Spark - CSharplie/ploosh GitHub Wiki
Ploosh can be executed over spark (in Databricks, Microsoft Fabric or local)) using spark connectors and by calling from python code.
Examples
Microsoft Fabric
Cell 1 : Install Ploosh package from PyPi package manager
pip install ploosh
Cell 2 : Mount the lakehouse to acces the case and connection files
mount_point = "/ploosh_config"
workspace_name = "ploosh"
lakehouse_name = "data"
if(mssparkutils.fs.mount(f"abfss://{workspace_name}@onelake.dfs.fabric.microsoft.com/{lakehouse_name}.Lakehouse/", mount_point)):
ploosh_config_path = mssparkutils.fs.getMountPath(mountPoint = mount_point)

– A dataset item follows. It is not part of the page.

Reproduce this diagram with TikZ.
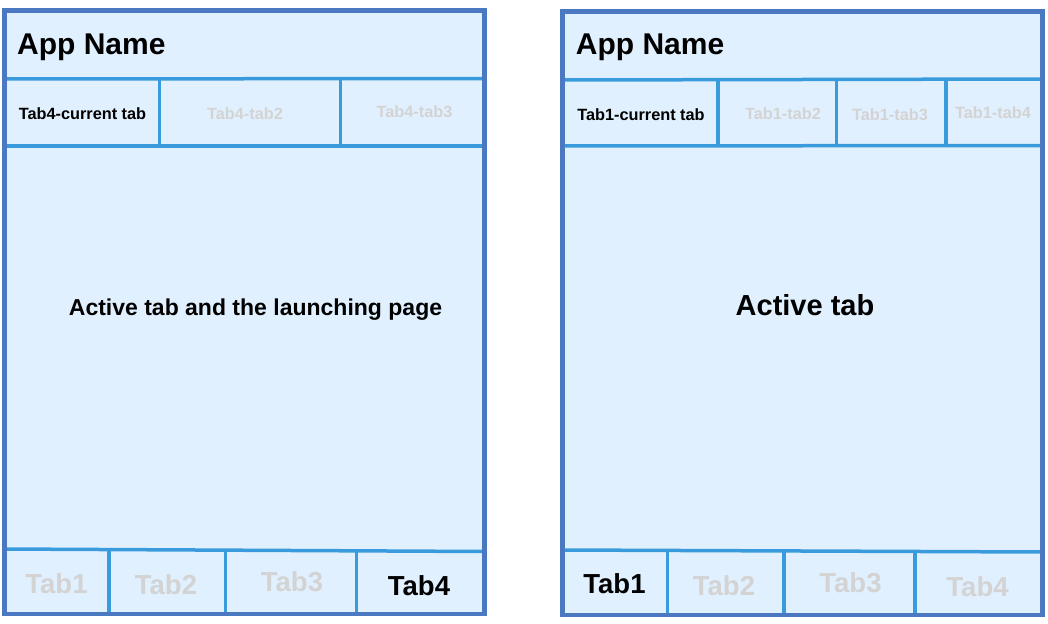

Cell 3 : Execute ploosh framework
from ploosh import execute_cases
connections_file_path = f"{ploosh_config_path}/Files/connections.yaml"
cases_folder_path = f"{ploosh_config_path}/Files/cases"
execute_cases(cases = cases_folder_path, connections = connections_file_path, spark_session = spark)
Databricks
Cell 1 : Install Ploosh package from PyPi package manager
%pip install ploosh
Cell 2 : Restart python to make the package available
dbutils.library.restartPython()
Cell 3 : Execute ploosh framework
from ploosh import execute_cases
root_folder = "/Workspace/Shared"
execute_cases(cases=f"{root_folder}/cases", path_output=f"{root_folder}/output", spark_session=spark)
Local
Step 1 : Install Ploosh package from PyPi package manager
pip install ploosh
Step 2 : Initialize the spark session
from pyspark.sql import SparkSession
spark = SparkSession.builder.appName("Ploosh").getOrCreate()
Step 3 : Execute ploosh framework
from ploosh import execute_cases
execute_cases(cases = "test_cases", connections = "connections.yml", spark_session = spark)